BJ · March 29, 2018 at 8:48 am
BJ · March 29, 2018 at 8:45 am
Have to agree with nonewtaxes. If I ran our family bank account like the county is running our local government, we would have creditors down our throats. Why is it when it's taxpayers money (either local or federal) that the people in charge of that bank account keep throwing good money after bad. Can't tell you how many times I have heard, "Well it's the government's money not mine!" IT IS YOUR MONEY that is being spent and squandered! I would never run my finances like the local/federal government, and hope to keep our heads above water. It's crazy!
nonewtaxes · March 29, 2018 at 7:55 am
"In the end, the supervisors — strongly committed to economic development — agreed to continue to fund the incubators"
$176,000 cash flow out
$41,000 cash flow in
($135,000) cash flow negative
That ain't economic growth. That's economic death.
zagrobelny · March 29, 2018 at 6:40 am
Two points of clarification: I am a civil engineer, not an environmental engineer, and I work in the co-working portion of the MEC, not the incubator. It would have been helpful to hear more from MEC personnel and from the many small businesses currently operated from the incubator and co-working facilities. I think there is more to the story about what the businesses at the MEC bring to the county than just the various rent amounts, and how the MEC aids us in success beyond simply internet access. Many thanks to the MEC and the county for providing an excellent resource.
Jim Griffin · March 28, 2018 at 9:16 pm
Vickie: Good instinct, though I am guessing they are referring to a SCIF -- pronounced SKIFF -- which is a bit different from a data network secure from hacking.

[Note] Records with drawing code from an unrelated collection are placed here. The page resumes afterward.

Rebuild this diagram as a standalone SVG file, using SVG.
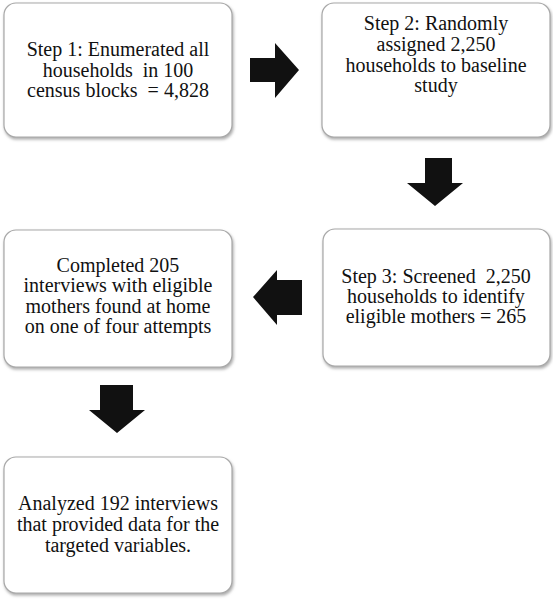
<svg xmlns="http://www.w3.org/2000/svg" width="553" height="600" viewBox="0 0 553 600">
<defs>
<filter id="sh" x="-5%" y="-5%" width="112%" height="115%">
<feDropShadow dx="1" dy="2" stdDeviation="1.5" flood-color="#888" flood-opacity="0.7"/>
</filter>
</defs>
<style>
.box{fill:#fff;stroke:#a8a8a8;stroke-width:1.2;filter:url(#sh)}
.t{font-family:'Liberation Serif','Times New Roman',serif;font-size:20px;fill:#111;text-anchor:middle;white-space:pre}
.arr{fill:#111}
</style>
<rect width="553" height="600" fill="#fff"/>
<g id="connectors">
<polygon class="arr" points="250,58 275,58 275,43 299,70 275,98 275,82 250,82"/>
<polygon class="arr" points="425,158 452,158 452,183 463,183 435,206 407,183 425,183"/>
<polygon class="arr" points="302,280 277,280 277,270 253,297 277,325 277,315 302,315"/>
<polygon class="arr" points="100,385 133,385 133,410 145,410 117,433 89,410 100,410"/>
</g>
<g id="step1">
<rect class="box" x="4" y="3" width="228" height="134" rx="12"/>
<text class="t" x="118" y="56">Step 1: Enumerated all</text>
<text class="t" x="118" y="77" xml:space="preserve">households  in 100</text>
<text class="t" x="118" y="97" xml:space="preserve">census blocks  = 4,828</text>
</g>
<g id="step2">
<rect class="box" x="322" y="3" width="228" height="134" rx="12"/>
<text class="t" x="436" y="30">Step 2: Randomly</text>
<text class="t" x="436" y="51">assigned 2,250</text>
<text class="t" x="436" y="72">households to baseline</text>
<text class="t" x="436" y="92">study</text>
</g>
<g id="step3">
<rect class="box" x="323" y="229" width="227" height="137" rx="12"/>
<text class="t" x="436" y="283" xml:space="preserve">Step 3: Screened  2,250</text>
<text class="t" x="436" y="303">households to identify</text>
<text class="t" x="436" y="323">eligible mothers = 265</text>
</g>
<g id="completed">
<rect class="box" x="4" y="230" width="228" height="137" rx="12"/>
<text class="t" x="118" y="272">Completed 205</text>
<text class="t" x="118" y="292">interviews with eligible</text>
<text class="t" x="118" y="313">mothers found at home</text>
<text class="t" x="118" y="333">on one of four attempts</text>
</g>
<g id="analyzed">
<rect class="box" x="4" y="457" width="228" height="136" rx="12"/>
<text class="t" x="118" y="510">Analyzed 192 interviews</text>
<text class="t" x="118" y="531">that provided data for the</text>
<text class="t" x="118" y="552">targeted variables.</text>
</g>
</svg>
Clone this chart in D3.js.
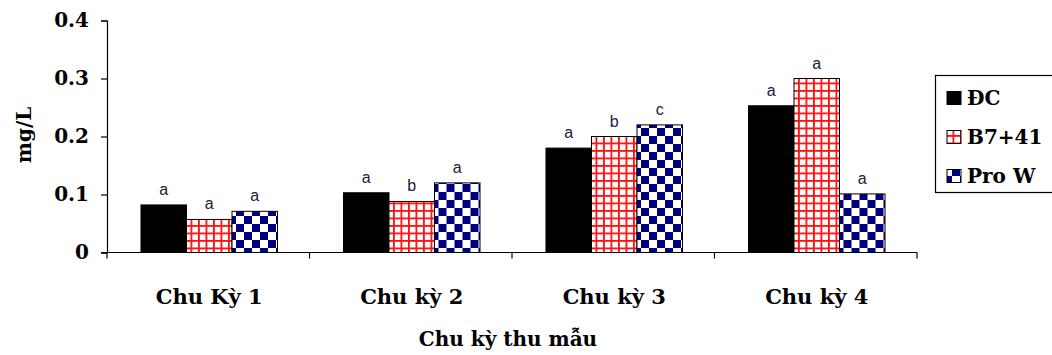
<!DOCTYPE html>
<html>
<head>
<meta charset="utf-8">
<script src="https://cdn.jsdelivr.net/npm/d3@7"></script>
<style>
  html, body { margin: 0; padding: 0; background: #fff; }
  svg { display: block; }
  .serif { font-family: "DejaVu Serif", serif; font-weight: bold; fill: #000; }
  .sig { font-family: "Liberation Sans", Arial, sans-serif; fill: #20203a; }
</style>
</head>
<body>
<svg id="chart" width="1052" height="355"></svg>
<script>
// Sampling periods and series
const categories = ["Chu Kỳ 1", "Chu kỳ 2", "Chu kỳ 3", "Chu kỳ 4"];
const seriesNames = ["ĐC", "B7+41", "Pro W"];
const dcValues = [0.082, 0.103, 0.18, 0.253];
const b741Values = [0.057, 0.088, 0.2, 0.3];
const proWValues = [0.071, 0.12, 0.22, 0.101];
// Significance letters above each bar
const dcLetters = ["a", "a", "a", "a"];
const b741Letters = ["a", "b", "b", "a"];
const proWLetters = ["a", "a", "c", "a"];
const yTicks = [0, 0.1, 0.2, 0.3, 0.4];
const yTickLabels = ["0", "0.1", "0.2", "0.3", "0.4"];

const seriesValues = [dcValues, b741Values, proWValues];
const seriesLetters = [dcLetters, b741Letters, proWLetters];

const svg = d3.select("#chart");

// Fill patterns: solid black, red grid, navy checkerboard
const defs = svg.append("defs");
const grid = defs.append("pattern").attr("id", "pat-grid")
  .attr("patternUnits", "userSpaceOnUse").attr("width", 7.5).attr("height", 7.5);
grid.append("rect").attr("width", 7.5).attr("height", 7.5).attr("fill", "#fff");
grid.append("rect").attr("x", 0).attr("y", 0).attr("width", 1.8).attr("height", 7.5).attr("fill", "#ff1010");
grid.append("rect").attr("x", 0).attr("y", 0).attr("width", 7.5).attr("height", 1.8).attr("fill", "#ff1010");

const chk = defs.append("pattern").attr("id", "pat-check")
  .attr("patternUnits", "userSpaceOnUse").attr("width", 16).attr("height", 16);
chk.append("rect").attr("width", 16).attr("height", 16).attr("fill", "#fff");
chk.append("rect").attr("x", 0).attr("y", 0).attr("width", 8).attr("height", 8).attr("fill", "#000080");
chk.append("rect").attr("x", 8).attr("y", 8).attr("width", 8).attr("height", 8).attr("fill", "#000080");

const fills = ["#000", "url(#pat-grid)", "url(#pat-check)"];

// Plot area
const plotLeft = 107, plotRight = 917, plotTop = 20.5, plotBottom = 252.5;

const y = d3.scaleLinear().domain([0, 0.4]).range([plotBottom, plotTop]);
const x0 = d3.scaleBand().domain(categories).range([plotLeft, plotRight]).paddingInner(0).paddingOuter(0);
const x1 = d3.scaleBand().domain(seriesNames).range([0, x0.bandwidth()]).paddingInner(0).paddingOuter(0.725);

// Bars
const groups = svg.append("g").selectAll("g")
  .data(categories)
  .join("g")
  .attr("transform", d => `translate(${x0(d) + 1},0)`);

groups.each(function(cat, ci) {
  const g = d3.select(this);
  seriesNames.forEach((s, si) => {
    const v = seriesValues[si][ci];
    g.append("rect")
      .attr("x", x1(s))
      .attr("y", y(v))
      .attr("width", x1.bandwidth())
      .attr("height", plotBottom - y(v))
      .attr("fill", fills[si])
      .attr("stroke", "#000")
      .attr("stroke-width", 1);
    g.append("text")
      .attr("class", "sig")
      .attr("x", x1(s) + x1.bandwidth() / 2)
      .attr("y", y(v) - 10)
      .attr("text-anchor", "middle")
      .attr("font-size", 16)
      .text(seriesLetters[si][ci]);
  });
});

// Y axis
const yAxis = d3.axisLeft(y).tickValues(yTicks)
  .tickFormat((d, i) => yTickLabels[i]).tickSize(6).tickPadding(12);
const gy = svg.append("g").attr("transform", `translate(${plotLeft},0)`).call(yAxis);
gy.attr("font-family", null).attr("font-size", null);
gy.select(".domain").attr("stroke", "#000").attr("stroke-width", 1.2);
gy.selectAll(".tick line").attr("stroke", "#000").attr("stroke-width", 1.2);
gy.selectAll(".tick text").attr("class", "serif").attr("font-size", 20);

// X axis: baseline with ticks between categories
const xAxisG = svg.append("g");
xAxisG.append("line")
  .attr("x1", plotLeft - 6).attr("x2", plotRight)
  .attr("y1", plotBottom).attr("y2", plotBottom)
  .attr("stroke", "#000").attr("stroke-width", 1.2);
const boundaries = categories.map(c => x0(c)).concat([x0(categories[categories.length - 1]) + x0.bandwidth()]);
xAxisG.selectAll("line.tk").data(boundaries).join("line")
  .attr("class", "tk")
  .attr("x1", d => d).attr("x2", d => d)
  .attr("y1", plotBottom).attr("y2", plotBottom + 6)
  .attr("stroke", "#000").attr("stroke-width", 1.2);
xAxisG.selectAll("text").data(categories).join("text")
  .attr("class", "serif")
  .attr("x", d => x0(d) + x0.bandwidth() / 2 + 1)
  .attr("y", 304)
  .attr("text-anchor", "middle")
  .attr("font-size", 21)
  .text(d => d);

// Axis titles
svg.append("text").attr("class", "serif")
  .attr("x", 508).attr("y", 346)
  .attr("text-anchor", "middle").attr("font-size", 20)
  .text("Chu kỳ thu mẫu");
svg.append("text").attr("class", "serif")
  .attr("transform", "translate(31,135) rotate(-90)")
  .attr("text-anchor", "middle").attr("font-size", 20)
  .text("mg/L");

// Legend
const legend = svg.append("g");
legend.append("rect")
  .attr("x", 935.5).attr("y", 75.5).attr("width", 120).attr("height", 117)
  .attr("fill", "#fff").attr("stroke", "#000").attr("stroke-width", 1.2);
const legendY = d3.scalePoint().domain(seriesNames).range([98, 176]);
const swFills = ["#000", "url(#pat-grid)", "url(#pat-check)"];
seriesNames.forEach((s, i) => {
  legend.append("rect")
    .attr("x", 947).attr("y", legendY(s) - 6.5)
    .attr("width", 14).attr("height", 13)
    .attr("fill", swFills[i]).attr("stroke", "#000").attr("stroke-width", 1);
  legend.append("text").attr("class", "serif")
    .attr("x", 967).attr("y", legendY(s) + 7)
    .attr("font-size", 20)
    .text(s);
});
</script>
</body>
</html>
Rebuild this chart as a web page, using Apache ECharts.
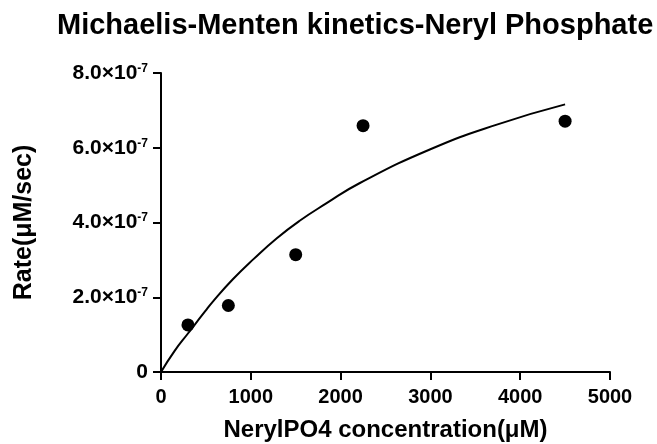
<!DOCTYPE html>
<html>
<head>
<meta charset="utf-8">
<script src="https://cdn.jsdelivr.net/npm/echarts@6/dist/echarts.min.js"></script>
<style>
  html, body { margin: 0; padding: 0; background: #fff; }
  #chart { width: 657px; height: 444px; }
</style>
</head>
<body>
<div id="chart"></div>
<script>
// measured points (NerylPO4 uM, rate uM/sec)
var substrateConc = [300, 750, 1500, 2250, 4500];
var rateValues = [1.26e-7, 1.78e-7, 3.14e-7, 6.59e-7, 6.71e-7];

// fitted curve
var fitConc = [0, 150, 300, 490, 580, 800, 1030, 1290, 1540, 1840, 2210, 3000, 3740, 4500];
var fitRate = [0, 0.56e-7, 1.03e-7, 1.62e-7, 1.89e-7, 2.48e-7, 3.02e-7, 3.58e-7, 4.04e-7,
               4.51e-7, 5.05e-7, 5.96e-7, 6.62e-7, 7.16e-7];

var xTicks = [0, 1000, 2000, 3000, 4000, 5000];
var yTicks = [0, 2e-7, 4e-7, 6e-7, 8e-7];

var FONT = 'Liberation Sans';

function pairs(xs, ys) {
    var out = [];
    for (var i = 0; i < xs.length; i++) out.push([xs[i], ys[i]]);
    return out;
}

var chart = echarts.init(document.getElementById('chart'));
chart.setOption({
    animation: false,
    title: {
        text: 'Michaelis-Menten kinetics-Neryl Phosphate',
        left: 52,
        top: 6,
        textStyle: { fontFamily: FONT, fontWeight: 'bold', fontSize: 29, color: '#000' }
    },
    grid: { left: 161, right: 47, top: 73, bottom: 72, containLabel: false, outerBoundsMode: 'none' },
    xAxis: {
        type: 'value',
        min: xTicks[0],
        max: xTicks[xTicks.length - 1],
        interval: 1000,
        name: 'NerylPO4 concentration(\u03bcM)',
        nameLocation: 'middle',
        nameGap: 46,
        nameTextStyle: { fontFamily: FONT, fontWeight: 'bold', fontSize: 24, color: '#000' },
        axisLine: { lineStyle: { color: '#000', width: 2 } },
        axisTick: { length: 8, lineStyle: { color: '#000', width: 2 } },
        axisLabel: {
            fontFamily: FONT, fontWeight: 'bold', fontSize: 20, color: '#000', margin: 15,
            formatter: function (v) { return String(v); }
        },
        splitLine: { show: false }
    },
    yAxis: {
        type: 'value',
        min: yTicks[0],
        max: yTicks[yTicks.length - 1],
        interval: 2e-7,
        name: 'Rate(\u03bcM/sec)',
        nameLocation: 'middle',
        nameGap: 124,
        nameTextStyle: { fontFamily: FONT, fontWeight: 'bold', fontSize: 25, color: '#000' },
        axisLine: { show: true, lineStyle: { color: '#000', width: 2 } },
        axisTick: { show: true, length: 8, lineStyle: { color: '#000', width: 2 } },
        axisLabel: {
            margin: 13,
            color: '#000',
            formatter: function (v) {
                if (v === 0) return '{b|0}';
                return '{b|' + (v * 1e7).toFixed(1) + '\u00d710}{s|-7}';
            },
            rich: {
                b: { fontFamily: FONT, fontWeight: 'bold', fontSize: 21, lineHeight: 21, color: '#000' },
                s: { fontFamily: FONT, fontWeight: 'bold', fontSize: 12, lineHeight: 12, verticalAlign: 'top', color: '#000' }
            }
        },
        splitLine: { show: false }
    },
    series: [
        {
            type: 'line',
            data: pairs(fitConc, fitRate),
            smooth: true,
            showSymbol: false,
            lineStyle: { color: '#000', width: 2 },
            z: 2
        },
        {
            type: 'scatter',
            data: pairs(substrateConc, rateValues),
            symbol: 'circle',
            symbolSize: 13,
            itemStyle: { color: '#000', opacity: 1 },
            z: 3
        }
    ]
});
</script>
</body>
</html>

Sensitive Compartmented Information Facilities have extremely secure infrastructure, including Faraday Cage type shielding (copper meshed to block radio waves). A SCIF is a room constructed to prevent outside access to the information being discussed in it.
Not a bad idea, but likely overkill in a leased facility, especially of this type. While network communications can be encrypted for security, analog discussions and meetings and work sessions requires a special room under federal contracting regulations.
More at https://nbcnews.to/2pP7Csh
Happy to be corrected on this. There may well be requirements with which I am unfamiliar. This one I know and seems to fit the general purpose described.
Vickie · March 28, 2018 at 5:51 pm
Rather than be sad that the two companies that "graduated" or moved on, moved out of County, it might be a good idea to address the complaint about computer security. If a network is not secure enough for a tenant to be a government contractor, then our program is not going to be successful in high tech company growth. That is an issue to address, rather than just think we didn't convert successfully, "Oh well. "
lukonis · March 28, 2018 at 1:58 pm
Just to clarify -
I am not a retired Sergeant.
I am a Service Disable Veteran – 10 years of service – medically released Staff Sergeant. Strategic ACI is a Service-Disabled Veteran-Owned Small Business (SDVOSB.)
Thanks to the Board of Supervisors for supporting Small Business Growth and thanks to GMU for having such a great growth program.